Controversially, middle-income farmers are reluctant to agricultural
adaptation, as a loss of agricultural yield may affect their food security and
lower their standard of living (Bryan et al 2009). Furthermore, wealthier farmers are more able
to adapt. They have more money, more
machinery and their own radio (for telecommunication). Therefore, allowing them
to adapt to a higher degree compared to other social groups. Additionally, wealthier farmers with larger
areas of land adapt more easily as a small decline in yields will not affect
their income substantially (Bryan et al 2009).
Moreover, they are able to obtain credits from the bank and adapt better
to climate change, as there is more cash flow to invest in machinery and
increasing agricultural efficiency (Deressa et al 2009).
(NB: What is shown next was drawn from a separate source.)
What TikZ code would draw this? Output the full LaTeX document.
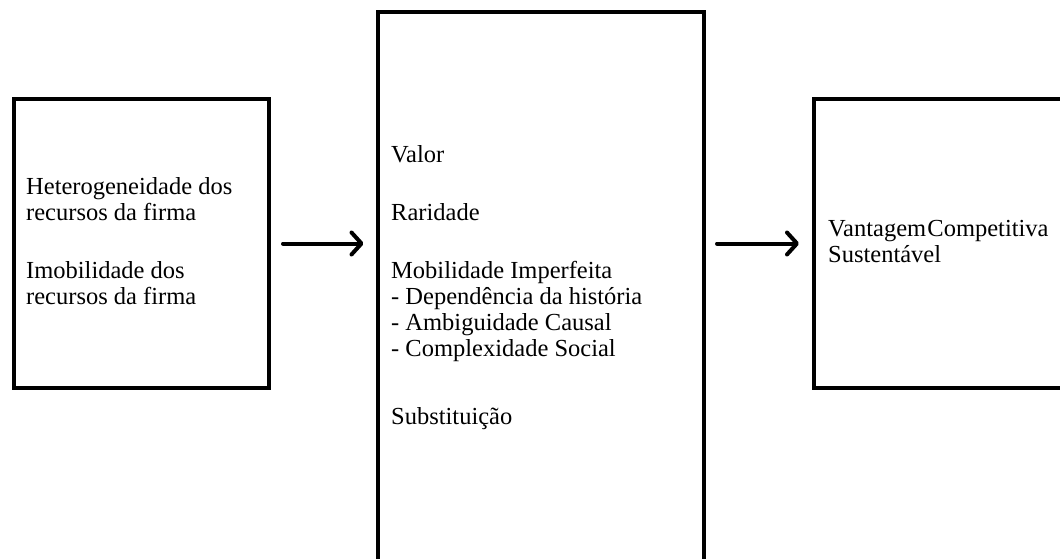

Conversely, Conway and Schipper (2011) argue that there is
no apparent correlation between changes in GDP and rainfall (Figure 1). This
relationship is only apparent after the year 2000, as there is an
intensification of climate change impacts and rainfall patterns change
substantially. Hence, the slower the degree of change of climate, the less
impact this will have on GDP (Conway and Schipper 2011). This highlights that wealthy farmers have the
opportunity to adapt but are not willing to adapt to new agricultural practises
except if there are significant losses in agricultural yield. Their main
incentive will be making a profit unless they are substantially affected by
climatic events.
Figure 1: The relationship between rainfall and GDP in Ethiopia Note: There is a relatively week correlation also highlighted by the correlation number of 0.1, suggesting no statistical significance Source: Conway and Schipper 2011 |
Agricultural adaption due to extreme events
Furthermore, the most apparent relationship seen in Figure 1
occurs with extreme climatic events such as droughts. Therefore, changes in the hydrological cycle
caused by climate change will be vital when regarding changes in the economy of
Ethiopia (and also many other countries). Deressa et al (2009) draw the conclusion that farmers
who had experience of extreme droughts or floods, are willing to adapt compared
to farmers with less experience. This
may be highly correlated with experiencing losses in agricultural yield. Bryan et al (2009) suggests that 14% of the
people experiencing intense events are likely to change their farming practises. This is achieved by: selling livestock, migrating,
borrowing more money and receiving food aid.
However, Conway and Schipper (2011) suggest these measures are short-term
and will not help in resolving long-term climate change impacts. Hence, questioning to what degree Ethiopians
are able to adapt due to climatic changes and economic constraints.
Climate change adaptation according to knowledge
Lastly, many farmers are willing to adapt their agricultural
practises when having more knowledge about climate change. The higher the understanding and awareness of
environmental impacts on agriculture and water supplies, the higher the
willingness of adaptation (Bryan et al 2009).
In many cases, wealthier and middle class farmers, find that knowledge is
the best incentive and feel it is a key factor to being persuaded to change
their agricultural skills and techniques (Figure 2).
Figure 2: Various Factors influencing farmer's adaption Note: Lack of Knowledge being one of the largest incentives for wealthy and middle class farmers to adapt against climate change as they already have land Source: Bryan et al 2009 |
Conclusions
Therefore, it is evident that farmers are willing to adapt
to climate change for various reasons, extreme weather and knowledge being the
most important. However, policy makers must
acknowledge the type of adaption required.
Policy makers need to ensure the long-term climate adaption for all
farmers, as short-term adaptation creates false security (Conway and Schipper 2011). When adapting to short-term climatic changes, farmers will think that
the measures they are taking are enough to withstand extreme events, even
though this is not the case (Bryan et al 2009).
Although poorer farmers are willing to adapt, they are less able to take
long-term adaptions, due to high costs, underlining a major barrier. Hence, guidance
and some form of subsidy may be essential to achieve this goal for poor farmers.